Ex: "Maman, je sors, je vais voir un tchum.
_ A tes souhaits!"

_ Un flot: On doit aux charentais ce constat: Les enfants, c'est une suite de flots: un flot de sperme, un flot d'eaux et de sang, un flot de lait, un flot de purées diverses et variées, des flots de pipi, des flots de larmes, et des rires en cascade, des flots d'eau du bain avec lesquelles il ne faut pas jeter le bébé si on ne veut pas finir par un gros flop, des flots de rage, d'amour et de tendresse, ...
C'est pourquoi, peu à peu, "un flot" et devenu une unité parentale pour mesurer le nombre de sources à flots au sein du foyer.
Ex: "Mes parents, z'ont eu 26 flots, et tous les flots z'ont eu des flots, alors les réunions de famille, chez nous, ça ressemble à l'embouchure d'un fleuve!"

_ un lift: Le charentais Yves Thério (à ne pas confondre avec le québecquois Yves Thériault) était le maître incontesté de la chanson populaire au XIIème siècle. A ce talent s'ajoutait une vie scandaleuse et mouvementée, si bien qu'il devînt le sujet principal des conversations de toute la région pendant au moins vingt ans. Aussi, lorsqu'un honnête citoyen s'arrêtait pour prendre un vagabond en stop, lui demandait-il invariablement s'il avait des nouvelles des dernières frasques de Yves Thério, et ils finissaient neuf fois sur dix par chanter à tue tête les incontournables du répertoire du chanteur. Un jour, un poète facétieux, et sans doute un peu jaloux introduisit l'expression: "donner un Yves Thério à quelqu'un" pour "prendre quelqu'un dans son char pour un bout de chemin". Les gens trouvèrent cette expression pratique, et à l'usage, au fur et à mesure que Yves Thério perdait la vie et que l'expression perdait de son sens, elle perdit des lettres. On situe la disparition du "rio" vers la fin du XIIème siècle, et celle du "thé" dans les vingt premières années du XIIIème siècle. Quant à l'apparition du "l" en tête du mot, elle est due à un phénomène d'ailisation qui provenait sans doute d'un petit hameau de la Charente du nord, vers les années 1250.
Aujourd'hui encore, on entend les voyageurs dire: "J'te donne un lift si tu me laves mon char... c'est beau?"
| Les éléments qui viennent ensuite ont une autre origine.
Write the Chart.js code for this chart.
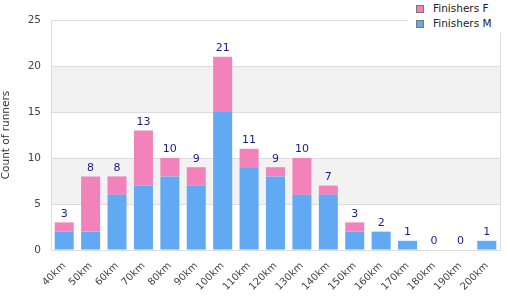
<!DOCTYPE html>
<html><head><meta charset="utf-8">
<script src="https://cdn.jsdelivr.net/npm/chart.js@4/dist/chart.umd.min.js"></script>
<style>
html,body{margin:0;padding:0;background:#fff;}
#wrap{position:relative;width:510px;height:300px;}
#legend{position:absolute;left:408px;top:0;width:102px;height:33px;background:#fff;font-family:"DejaVu Sans";font-size:10.5px;color:#222;}
.li{position:absolute;left:8px;height:14px;line-height:14px;white-space:nowrap;}
.li span.box{position:absolute;left:0;top:4px;width:6px;height:6px;border:1px solid #777;}
.li span.t{position:absolute;left:17px;top:0;}
</style></head>
<body><div id="wrap"><canvas id="c" width="510" height="300"></canvas><div id="legend"></div></div>
<script>
const categories = ["40km","50km","60km","70km","80km","90km","100km","110km","120km","130km","140km","150km","160km","170km","180km","190km","200km"];
const finishersM = [2,2,6,7,8,7,15,9,8,6,6,2,2,1,0,0,1];
const finishersF = [1,6,2,6,2,2,6,2,1,4,1,1,0,0,0,0,0];
const yTicks = [0,5,10,15,20,25];
const pink = "#f283ba", blue = "#62a9f3";

const bands = {
  id:"bands",
  beforeDraw(chart){
    const {ctx, chartArea:a, scales:{y}} = chart;
    ctx.save(); ctx.fillStyle="#f2f2f2";
    [[5,10],[15,20]].forEach(([lo,hi])=>{
      const t=y.getPixelForValue(hi), b=y.getPixelForValue(lo);
      ctx.fillRect(a.left,t,a.right-a.left,b-t);
    });
    ctx.restore();
  }
};
const totals = {
  id:"totals",
  afterDatasetsDraw(chart){
    const {ctx, scales:{x,y}} = chart;
    ctx.save(); ctx.fillStyle="#1a1a8a"; ctx.font="11px 'DejaVu Sans'";
    ctx.textAlign="center"; ctx.textBaseline="bottom";
    categories.forEach((c,i)=>{
      const tot=finishersM[i]+finishersF[i];
      ctx.fillText(String(tot), x.getPixelForValue(i), y.getPixelForValue(tot)-3);
    });
    ctx.restore();
  }
};
const rightBorder = {
  id:"rb",
  afterDraw(chart){
    const {ctx, chartArea:a}=chart;
    ctx.save(); ctx.strokeStyle="#dddddd"; ctx.lineWidth=1;
    ctx.beginPath(); ctx.moveTo(a.right+0.5,a.top); ctx.lineTo(a.right+0.5,a.bottom); ctx.stroke();
    ctx.restore();
  }
};

Chart.defaults.font.family="'DejaVu Sans'";
const chart = new Chart(document.getElementById("c"),{
  type:"bar",
  data:{labels:categories,datasets:[
    {label:"Finishers M",data:finishersM,backgroundColor:blue,barPercentage:0.72,categoryPercentage:1},
    {label:"Finishers F",data:finishersF,backgroundColor:pink,barPercentage:0.72,categoryPercentage:1}
  ]},
  options:{
    responsive:false,animation:false,
    layout:{padding:{top:20,right:10,left:0,bottom:0}},
    plugins:{legend:{display:false},tooltip:{enabled:false}},
    scales:{
      x:{stacked:true,grid:{display:false},border:{color:"#dddddd"},
         afterFit(ax){ax.height=50;},
         ticks:{color:"#444",font:{size:10},maxRotation:45,minRotation:45,autoSkip:false,padding:2}},
      y:{stacked:true,min:0,max:25,
         afterBuildTicks(ax){ax.ticks=yTicks.map(v=>({value:v}));},
         afterFit(ax){ax.width=51;},
         grid:{color:"#dddddd",drawTicks:false},border:{color:"#dddddd"},
         ticks:{color:"#444",font:{size:10.5},padding:10},
         title:{display:true,text:"Count of runners",color:"#333",font:{size:10.5},padding:{top:0,bottom:4}}}
    }
  },
  plugins:[bands,totals,rightBorder]
});

const lg=document.getElementById("legend");
[chart.data.datasets[1],chart.data.datasets[0]].forEach((ds,i)=>{
  const d=document.createElement("div"); d.className="li"; d.style.top=(1+i*15)+"px";
  d.innerHTML='<span class="box" style="background:'+ds.backgroundColor+'"></span><span class="t"></span>';
  d.querySelector(".t").textContent=ds.label; lg.appendChild(d);
});
</script></body></html>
Bon, il y en aurait encore beaucoup, et peut-être que de temps en temps, je vous en proposerai d'autres, dans un but avoué d'exhaustivité.

Mais vous comprendrez pourquoi mon front rougit de honte quand je pense à nos "parking", "week end", "pressing", "footing", milk-shake", "fast-food" et autres parasites lexicaux qui peuplent nos langues et polluent nos lèvres au quotidien...





*Poutine: spécialité culinaire dont s'enorgueillissent à juste titre les québecois: des frites, recouvertes de sauce brune et de fromage "couic-couic"
*Sous-marin: un groooooos sandwich avec plein de munitions dedans.